WORK REQUIRED - In the material below, list every line carrying the string "page".

SOURCE RECORDS -

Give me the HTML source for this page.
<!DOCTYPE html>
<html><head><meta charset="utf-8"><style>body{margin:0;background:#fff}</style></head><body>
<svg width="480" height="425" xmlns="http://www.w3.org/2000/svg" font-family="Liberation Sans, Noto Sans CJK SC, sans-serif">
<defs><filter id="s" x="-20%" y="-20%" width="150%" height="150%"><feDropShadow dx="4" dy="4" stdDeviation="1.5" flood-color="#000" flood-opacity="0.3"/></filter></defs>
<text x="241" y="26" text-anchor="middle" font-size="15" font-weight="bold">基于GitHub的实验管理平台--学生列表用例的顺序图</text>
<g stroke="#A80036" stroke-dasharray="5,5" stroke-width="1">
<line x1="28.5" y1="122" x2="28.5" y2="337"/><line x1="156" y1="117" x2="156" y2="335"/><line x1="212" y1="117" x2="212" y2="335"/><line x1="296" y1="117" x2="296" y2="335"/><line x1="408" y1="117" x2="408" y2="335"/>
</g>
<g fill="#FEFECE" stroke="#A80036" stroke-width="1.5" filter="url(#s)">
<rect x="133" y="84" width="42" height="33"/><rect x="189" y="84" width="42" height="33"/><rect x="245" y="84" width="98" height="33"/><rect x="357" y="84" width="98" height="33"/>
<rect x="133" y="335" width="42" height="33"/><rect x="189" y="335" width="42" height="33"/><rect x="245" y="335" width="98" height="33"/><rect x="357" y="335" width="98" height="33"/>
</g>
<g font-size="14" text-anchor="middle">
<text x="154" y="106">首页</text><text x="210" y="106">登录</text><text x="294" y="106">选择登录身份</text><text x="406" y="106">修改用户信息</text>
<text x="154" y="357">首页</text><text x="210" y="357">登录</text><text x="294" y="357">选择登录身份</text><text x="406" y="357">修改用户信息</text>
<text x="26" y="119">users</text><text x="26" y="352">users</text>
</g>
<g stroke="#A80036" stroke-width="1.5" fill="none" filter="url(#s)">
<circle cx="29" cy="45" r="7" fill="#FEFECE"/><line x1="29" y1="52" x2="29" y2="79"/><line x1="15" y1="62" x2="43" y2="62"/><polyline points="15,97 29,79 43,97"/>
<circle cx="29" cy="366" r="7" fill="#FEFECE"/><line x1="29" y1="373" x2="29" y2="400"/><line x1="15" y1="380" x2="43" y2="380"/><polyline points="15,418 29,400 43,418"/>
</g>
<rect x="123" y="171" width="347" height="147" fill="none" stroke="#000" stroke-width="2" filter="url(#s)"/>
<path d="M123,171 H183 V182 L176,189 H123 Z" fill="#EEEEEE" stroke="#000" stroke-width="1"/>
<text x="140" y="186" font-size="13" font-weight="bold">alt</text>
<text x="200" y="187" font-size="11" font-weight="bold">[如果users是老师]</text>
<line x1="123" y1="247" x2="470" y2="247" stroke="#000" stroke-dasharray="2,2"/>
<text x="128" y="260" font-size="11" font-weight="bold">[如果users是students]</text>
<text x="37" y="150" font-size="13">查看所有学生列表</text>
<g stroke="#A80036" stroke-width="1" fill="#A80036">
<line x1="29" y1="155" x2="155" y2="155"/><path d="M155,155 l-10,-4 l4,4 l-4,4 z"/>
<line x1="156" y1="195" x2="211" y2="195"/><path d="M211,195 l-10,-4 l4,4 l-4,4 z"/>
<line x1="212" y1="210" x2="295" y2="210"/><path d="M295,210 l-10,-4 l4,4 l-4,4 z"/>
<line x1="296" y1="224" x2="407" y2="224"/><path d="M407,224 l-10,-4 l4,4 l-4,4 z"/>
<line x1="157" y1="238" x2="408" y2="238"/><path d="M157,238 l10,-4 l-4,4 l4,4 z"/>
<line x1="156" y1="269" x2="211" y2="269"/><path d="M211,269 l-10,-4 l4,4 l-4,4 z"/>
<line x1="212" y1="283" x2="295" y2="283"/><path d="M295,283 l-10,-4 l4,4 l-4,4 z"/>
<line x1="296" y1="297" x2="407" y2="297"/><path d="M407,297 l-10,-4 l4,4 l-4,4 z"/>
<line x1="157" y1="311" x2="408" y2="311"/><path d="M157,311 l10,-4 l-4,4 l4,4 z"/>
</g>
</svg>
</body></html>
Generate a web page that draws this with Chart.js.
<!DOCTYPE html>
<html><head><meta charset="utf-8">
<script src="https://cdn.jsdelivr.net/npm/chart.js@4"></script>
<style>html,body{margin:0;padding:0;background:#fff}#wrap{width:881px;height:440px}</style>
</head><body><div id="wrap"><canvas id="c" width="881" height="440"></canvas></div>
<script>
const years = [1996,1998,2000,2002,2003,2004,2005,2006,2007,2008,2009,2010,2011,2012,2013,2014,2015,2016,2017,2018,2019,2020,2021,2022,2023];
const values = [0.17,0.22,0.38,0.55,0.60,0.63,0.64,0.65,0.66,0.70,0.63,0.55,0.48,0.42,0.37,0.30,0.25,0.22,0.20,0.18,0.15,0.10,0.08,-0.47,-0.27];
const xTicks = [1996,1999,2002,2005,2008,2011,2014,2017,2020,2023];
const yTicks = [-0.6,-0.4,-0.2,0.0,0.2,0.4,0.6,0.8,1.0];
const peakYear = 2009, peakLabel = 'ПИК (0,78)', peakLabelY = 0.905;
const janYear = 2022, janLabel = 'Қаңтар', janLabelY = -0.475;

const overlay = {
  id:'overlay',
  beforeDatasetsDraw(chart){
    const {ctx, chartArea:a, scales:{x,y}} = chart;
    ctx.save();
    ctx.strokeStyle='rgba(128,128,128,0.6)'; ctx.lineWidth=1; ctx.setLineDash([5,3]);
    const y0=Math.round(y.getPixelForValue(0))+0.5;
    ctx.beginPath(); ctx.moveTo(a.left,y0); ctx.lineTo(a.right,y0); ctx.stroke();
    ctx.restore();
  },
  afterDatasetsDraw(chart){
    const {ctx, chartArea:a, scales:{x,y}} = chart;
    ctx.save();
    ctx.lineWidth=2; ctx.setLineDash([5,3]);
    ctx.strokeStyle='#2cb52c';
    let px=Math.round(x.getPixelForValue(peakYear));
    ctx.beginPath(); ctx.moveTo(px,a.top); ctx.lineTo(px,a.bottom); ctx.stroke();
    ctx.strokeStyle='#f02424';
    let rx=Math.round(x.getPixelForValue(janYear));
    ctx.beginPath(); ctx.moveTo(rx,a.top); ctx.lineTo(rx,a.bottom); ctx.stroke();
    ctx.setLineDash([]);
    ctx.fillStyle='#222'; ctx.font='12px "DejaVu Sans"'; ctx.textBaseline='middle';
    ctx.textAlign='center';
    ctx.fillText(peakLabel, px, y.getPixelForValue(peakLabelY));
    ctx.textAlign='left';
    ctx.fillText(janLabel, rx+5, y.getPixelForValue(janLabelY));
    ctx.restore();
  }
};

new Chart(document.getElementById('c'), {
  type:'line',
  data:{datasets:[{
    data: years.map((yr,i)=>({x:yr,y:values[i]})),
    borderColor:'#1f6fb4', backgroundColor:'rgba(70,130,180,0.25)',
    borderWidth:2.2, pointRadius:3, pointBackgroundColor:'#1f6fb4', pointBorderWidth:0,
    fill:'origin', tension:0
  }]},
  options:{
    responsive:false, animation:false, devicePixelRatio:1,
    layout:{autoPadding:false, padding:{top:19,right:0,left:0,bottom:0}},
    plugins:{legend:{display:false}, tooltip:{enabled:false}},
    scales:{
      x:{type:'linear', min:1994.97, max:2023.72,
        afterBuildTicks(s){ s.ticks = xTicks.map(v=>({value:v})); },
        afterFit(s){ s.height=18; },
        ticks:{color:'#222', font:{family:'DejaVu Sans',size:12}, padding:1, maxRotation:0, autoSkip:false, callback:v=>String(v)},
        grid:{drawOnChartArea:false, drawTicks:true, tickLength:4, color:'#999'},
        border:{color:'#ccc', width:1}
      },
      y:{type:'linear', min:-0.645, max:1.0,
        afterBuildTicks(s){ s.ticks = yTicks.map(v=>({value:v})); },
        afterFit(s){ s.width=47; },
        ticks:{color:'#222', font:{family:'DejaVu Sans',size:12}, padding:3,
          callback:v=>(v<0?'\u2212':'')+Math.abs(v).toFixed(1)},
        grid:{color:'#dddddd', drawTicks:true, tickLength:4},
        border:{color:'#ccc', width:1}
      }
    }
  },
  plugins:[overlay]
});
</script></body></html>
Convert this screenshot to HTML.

WRITTEN RESPONSE -
Give me the HTML source for this page.
Generate a web page that draws this with Chart.js.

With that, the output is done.